Apesar da desilusão de Fernanda Torres, para quem ter chegado aos Oscars já foi uma festa, o Brasil pode estar orgulhoso, porque “Ainda Estou Aqui” venceu o Oscar de Melhor Filme Internacional, o primeiro das cinco nomeações já alcançadas pelo cinema brasileiro – o cinema português continua a zeros nesta categoria. Assim, Walter Salles fez um discurso simples mas eficiente, salientando a personalidade de Eunice Paiva, em cuja história o filme se baseia, que viu a sua vida ser destroçada pela ditadura militar mas resolveu não desistir.
Dos dez títulos candidatos ao Oscar de Melhor Filme, apenas dois não tiveram qualquer recompensa, “A Complete Unknown”, e “Nickel Boys”, que ainda não estreou entre nós.
Como se esperava, Kieran Culkin venceu o Oscar de Melhor Ator Secundário, por “A Verdadeira Dor” e “Flow” o de Melhor Longa de Animação. O momento mais político, e amplamente ovacionado, estava reservado para o Oscar de Melhor Longa Documental.
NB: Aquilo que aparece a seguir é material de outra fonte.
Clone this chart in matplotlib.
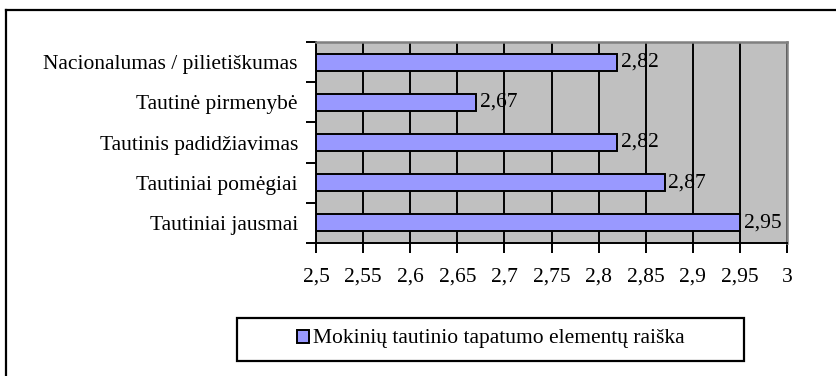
import matplotlib
matplotlib.use("Agg")
import matplotlib.pyplot as plt
from matplotlib.lines import Line2D
from matplotlib.patches import Rectangle
from matplotlib.ticker import FuncFormatter

categories = ["Tautiniai jausmai", "Tautiniai pomėgiai", "Tautinis padidžiavimas",
              "Tautinė pirmenybė", "Nacionalumas / pilietiškumas"]
values = [2.95, 2.87, 2.82, 2.67, 2.82]
series_name = "Mokinių tautinio tapatumo elementų raiška"
x_ticks = [2.5, 2.55, 2.6, 2.65, 2.7, 2.75, 2.8, 2.85, 2.9, 2.95, 3.0]

plt.rcParams["font.family"] = ["Liberation Serif", "DejaVu Serif"]
FS = 15.5

W, H = 836, 376
fig = plt.figure(figsize=(W / 100, H / 100), dpi=100)
ax = fig.add_axes([316 / W, 1 - 243 / H, (787 - 316) / W, (243 - 42) / H])

ax.set_facecolor("#C0C0C0")
y = list(range(len(categories)))
ax.barh(y, [v - 2.5 for v in values], left=2.5, height=0.42,
        color="#9999FF", edgecolor="black", linewidth=1.4, zorder=3)

ax.set_xlim(2.5, 3.0)
ax.set_ylim(-0.5, len(categories) - 0.5)
ax.set_xticks(x_ticks)
ax.xaxis.set_major_formatter(FuncFormatter(lambda v, p: f"{v:g}".replace(".", ",")))
ax.grid(axis="x", color="black", linewidth=1.4, zorder=1)
ax.set_axisbelow(True)

# category labels sit between boundary ticks
ax.set_yticks([i + 0.5 for i in range(-1, len(categories))])
ax.set_yticklabels([])
ax.set_yticks(y, minor=True)
ax.set_yticklabels(categories, minor=True, fontsize=FS)
ax.tick_params(axis="y", which="major", direction="out", length=7, width=1.4)
ax.tick_params(axis="y", which="minor", length=0, pad=13)
ax.tick_params(axis="x", direction="out", length=7, width=1.4, pad=11, labelsize=FS)

for s in ("left", "bottom"):
    ax.spines[s].set_color("black")
    ax.spines[s].set_linewidth(1.4)
for s in ("top", "right"):
    ax.spines[s].set_color("#808080")
    ax.spines[s].set_linewidth(1.8)

for yi, v in zip(y, values):
    ax.text(v + 0.004, yi, f"{v:.2f}".replace(".", ","), va="center", ha="left",
            fontsize=FS, zorder=4)

# legend box
lx0, lx1, ly0, ly1 = 237, 744, 318, 361
fig.patches.append(Rectangle((lx0 / W, 1 - ly1 / H), (lx1 - lx0) / W, (ly1 - ly0) / H,
                             transform=fig.transFigure, facecolor="white",
                             edgecolor="black", linewidth=1.6))
fig.patches.append(Rectangle((297 / W, 1 - 343 / H), 12 / W, 13 / H,
                             transform=fig.transFigure, facecolor="#9999FF",
                             edgecolor="black", linewidth=1.4))
fig.text(313 / W, 1 - 339 / H, series_name, fontsize=FS, va="center", ha="left")

# outer chart frame
fig.add_artist(Line2D([6 / W, 1.0], [1 - 10 / H, 1 - 10 / H], transform=fig.transFigure,
                      color="black", linewidth=1.6))
fig.add_artist(Line2D([6 / W, 6 / W], [0.0, 1 - 10 / H], transform=fig.transFigure,
                      color="black", linewidth=1.6))

fig.savefig("out.png", dpi=100)
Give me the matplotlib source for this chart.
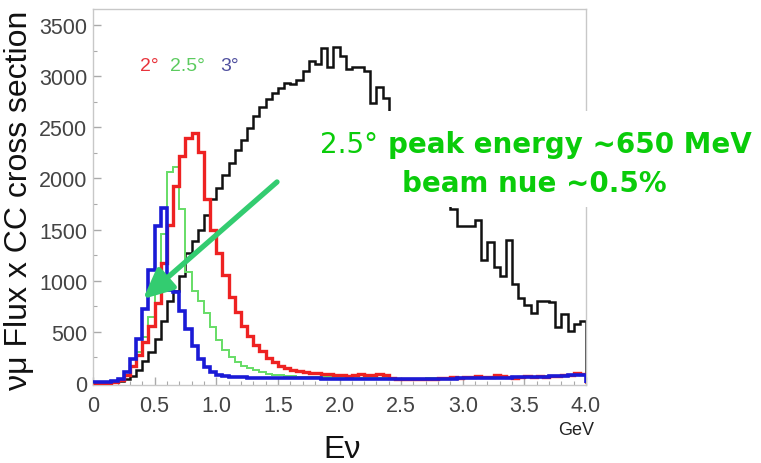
import numpy as np
import matplotlib
matplotlib.use("Agg")
import matplotlib.pyplot as plt
from matplotlib.patches import Rectangle
from matplotlib.ticker import MultipleLocator, FixedLocator, FixedFormatter

# ---- data: 80 bins of 0.05 GeV from 0 to 4 GeV ----
bin_edges = np.round(np.arange(0, 4.0001, 0.05), 3)

flux_onaxis = [0, 0, 2, 5, 15, 35, 70, 130, 210, 300,
               430, 610, 800, 900, 1050, 1270, 1390, 1500, 1640, 1800,
               1910, 2030, 2150, 2280, 2380, 2490, 2610, 2700, 2780, 2830,
               2880, 2930, 2920, 2960, 3050, 3150, 3120, 3270, 3090, 3280,
               3200, 3070, 3090, 3090, 3050, 2740, 2890, 2790, 2600, 2520,
               2450, 2380, 2290, 2200, 2110, 2020, 1930, 1820, 1700, 1530,
               1530, 1530, 1590, 1200, 1380, 1130, 1050, 1400, 970, 830,
               760, 680, 800, 800, 790, 550, 670, 510, 580, 610]

flux_2deg = [0, 0, 3, 10, 30, 80, 170, 270, 400, 560,
             780, 1170, 1540, 1930, 2220, 2390, 2440, 2260, 1800, 1500,
             1270, 1060, 840, 690, 560, 460, 370, 310, 240, 205,
             165, 150, 125, 118, 108, 100, 95, 90, 85, 82,
             78, 72, 82, 85, 82, 80, 84, 80, 45, 40,
             38, 35, 40, 38, 35, 40, 45, 50, 55, 50,
             60, 55, 70, 60, 55, 75, 65, 55, 50, 55,
             70, 60, 65, 60, 70, 65, 75, 80, 95, 85]

flux_25deg = [0, 0, 3, 8, 25, 75, 170, 300, 450, 640,
              930, 1460, 2060, 2115, 1700, 1085, 900, 800, 680, 545,
              420, 325, 250, 205, 170, 145, 125, 105, 92, 82,
              75, 70, 66, 62, 60, 58, 56, 55, 54, 52,
              50, 50, 48, 48, 46, 45, 45, 44, 44, 43,
              42, 42, 42, 43, 44, 45, 45, 46, 47, 48,
              48, 50, 50, 52, 52, 54, 55, 56, 58, 60,
              60, 62, 63, 65, 66, 68, 70, 72, 75, 78]

flux_3deg = [5, 5, 8, 15, 40, 107, 235, 430, 723, 1100,
             1538, 1710, 910, 890, 707, 528, 365, 235, 155, 107,
             82, 70, 62, 58, 55, 52, 50, 50, 48, 48,
             46, 46, 45, 45, 44, 44, 44, 43, 43, 42,
             42, 40, 40, 38, 38, 37, 36, 36, 35, 35,
             36, 36, 37, 38, 38, 40, 40, 42, 42, 44,
             44, 45, 46, 48, 48, 50, 50, 52, 54, 55,
             56, 58, 60, 62, 64, 66, 70, 75, 82, 78]

x_ticks = [0, 0.5, 1.0, 1.5, 2.0, 2.5, 3.0, 3.5, 4.0]
x_tick_labels = ["0", "0.5", "1.0", "1.5", "2.0", "2.5", "3.0", "3.5", "4.0"]
y_ticks = [0, 500, 1000, 1500, 2000, 2500, 3000, 3500]

W, H = 761, 464
fig = plt.figure(figsize=(W / 100, H / 100), dpi=100)
ax = fig.add_axes([93 / W, 1 - 386 / H, (586 - 93) / W, (386 - 10) / H])

ax.stairs(flux_onaxis, bin_edges, color="#111111", lw=1.8, zorder=2)
ax.stairs(flux_25deg, bin_edges, color="#66DD66", lw=1.4, zorder=3)
ax.stairs(flux_2deg, bin_edges, color="#EE2222", lw=2.4, zorder=4)
ax.stairs(flux_3deg, bin_edges, color="#1A1AD6", lw=2.6, zorder=5)

ax.set_xlim(0, 4.0)
ax.set_ylim(-20, 3656)

ax.xaxis.set_major_locator(FixedLocator(x_ticks))
ax.xaxis.set_major_formatter(FixedFormatter(x_tick_labels))
ax.xaxis.set_minor_locator(MultipleLocator(0.1))
ax.yaxis.set_major_locator(FixedLocator(y_ticks))
ax.yaxis.set_minor_locator(MultipleLocator(250))
for lab in ax.get_xticklabels() + ax.get_yticklabels():
    lab.set_fontfamily("Liberation Sans")
    lab.set_fontsize(15.5)
    lab.set_color("#444444")
ax.tick_params(axis="both", which="both", direction="in", colors="#AAAAAA",
               labelcolor="#444444", top=False, right=False)
ax.tick_params(axis="both", which="major", length=6, width=1)
ax.tick_params(axis="both", which="minor", length=3, width=0.8)
ax.tick_params(axis="x", which="major", pad=7)
ax.tick_params(axis="y", which="major", pad=4)
for s in ax.spines.values():
    s.set_color("#C8C8C8")
    s.set_linewidth(1.0)

# axis titles
fig.text(19 / W, 1 - 200 / H, "νμ Flux x CC cross section", rotation=90,
         ha="center", va="center", family="Liberation Sans", size=23, color="#111111")
fig.text(342 / W, 1 - 458 / H, "Eν", ha="center", va="baseline",
         family="Liberation Sans", size=23, color="#111111")
fig.text(576 / W, 1 - 435 / H, "GeV", ha="center", va="baseline",
         family="Liberation Sans", size=13, color="#222222")

# angle legend
leg_font = dict(family="Liberation Sans", size=14, va="baseline", ha="left")
fig.text(140 / W, 1 - 71 / H, "2°", color="#E8343C", **leg_font)
fig.text(170 / W, 1 - 71 / H, "2.5°", color="#5CCB5F", **leg_font)
fig.text(220 / W, 1 - 71 / H, "3°", color="#50509F", **leg_font)

# white annotation box covering part of the plot
fig.add_artist(Rectangle((300 / W, 1 - 208 / H), (W - 300) / W, 96 / H,
                         transform=fig.transFigure, facecolor="white",
                         edgecolor="none", zorder=10))
green = "#0ACC0A"
fig.text(320 / W, 1 - 153 / H, "2.5°", ha="left", va="baseline", color=green,
         family="DejaVu Sans", size=20, zorder=11)
fig.text(752 / W, 1 - 153 / H, "peak energy ~650 MeV", ha="right", va="baseline",
         color=green, family="DejaVu Sans", weight="bold", size=20, zorder=11)
fig.text(534 / W, 1 - 192 / H, "beam nue ~0.5%", ha="center", va="baseline",
         color=green, family="DejaVu Sans", weight="bold", size=20, zorder=11)

# arrow
ax.annotate("", xy=(0.406, 821), xytext=(1.493, 1965), xycoords="data",
            arrowprops=dict(arrowstyle="-|>,head_length=0.9,head_width=0.42",
                            lw=3.8, color="#33CC70", mutation_scale=20,
                            shrinkA=0, shrinkB=0),
            zorder=12, annotation_clip=False)

fig.savefig("out.png", dpi=100)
Neste momento em exibição em Portugal, “No Other Land” foi realizado por um coletivo de cineastas palestinianos e israelitas e aborda a destruição de uma aldeia palestina pelo exército israelita.
Ao receber o prémio, o realizador israelita sublinhou a necessidade de israelitas e palestinianos viverem em paz, lado a lado, comentando a injustiça dele próprio poder viver em liberdade, o que não acontece com o seu colega palestiniano, acabando a acusar a política externa norte-americana de estar a bloquear a solução.
Já antes, ao receber o Oscar para melhor curta de animação, “In the Shadow of the Cypress”, o casal de realizadores iranianos confessaram ter recebido o visto para entrar no país apenas algumas horas antes da cerimónia, salientando ainda a dificuldade de fazerem o filme no seu país. Já Daryk Hannah, uma das apresentadoras da noite entrou no palco do Dolby Theater de Hollywood a gritar bel alto “Slava Ukraine” (viva a Ucrânia).
Numa cerimónia que não esqueceu os corpos de bombeiros que lutaram contra os incêndios que devastaram Los Angeles no início do ano e que homenageou como sempre os homens e mulheres do cinema que nos deixaram nos últimos doze meses, abrindo com uma sentida homenagem a Gene Hackman, destacam-se ainda alguns momentos musicais, as homenagens a Quincy Jones e à memória dos filmes de James Bond e a entrada em palco de Mick Jagger.